The sale of Norwegian seafood to Turkey has increased in recent years. In 2010, sales of seafood to Turkey rose by 27% compared with the year before. Salmon, mackerel and saithe were the main products, with exports totalling over NOK 500 million.
At the event, which was also attended by Turkish Minister of Transport Bilani Yildirim, a Norwegian seafood lunch was served for the Turkish and Norwegian business delegates.
“Turkey has great potential as a market for the Norwegian seafood industry, since the country has around 75 million consumers and on the whole the population’s purchasing power is increasing. This event is part of our efforts to profile Norway and Norwegian industry and seafood in Turkey. We have also been able to showcase Norwegian culinary expertise,” said Mr Stoltenberg, adding that there had been great interest in the event.

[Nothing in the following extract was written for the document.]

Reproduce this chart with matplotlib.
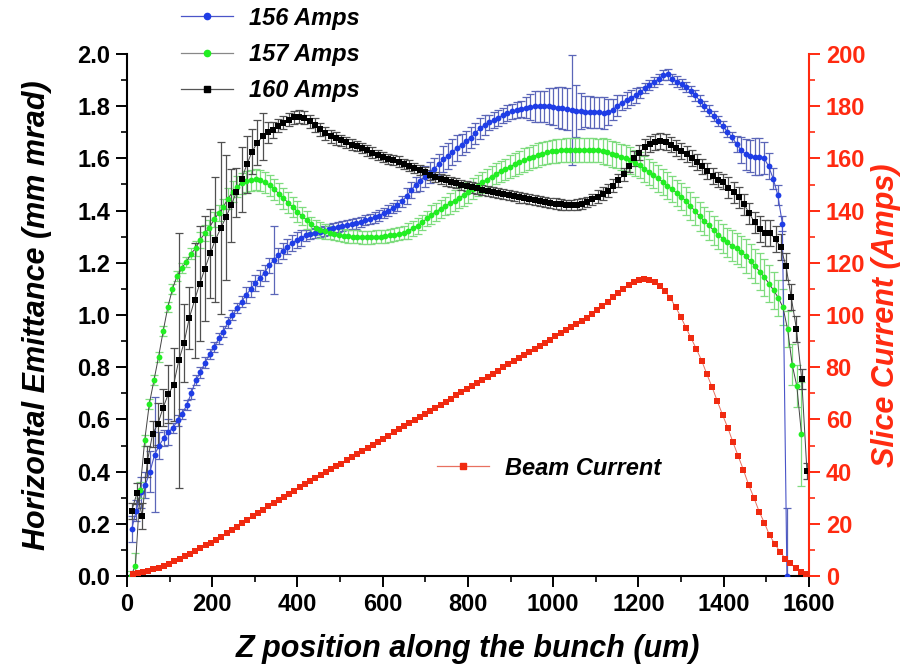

Through its EFTA membership, Norway has a free trade agreement with Turkey that provides duty-free access for seafood products. The event in Istanbul was part of the joint strategy of the Ministry of Foreign Affairs, Innovation Norway and the Seafood Council to promote the Norwegian seafood industry in Turkey.
Just to put the whole thing into perspective… Israel is involved in a less bloody and less protracted territorial conflict than Turkey, and while Israel time and again gets blasted for having the audacity to protect itself and its citizens, yet, the Norwegian Government coalition is hell bent on damaging Israel.
Turkey on the other hand, literally gets away with murder.
A splendid example of Norwegian double standards.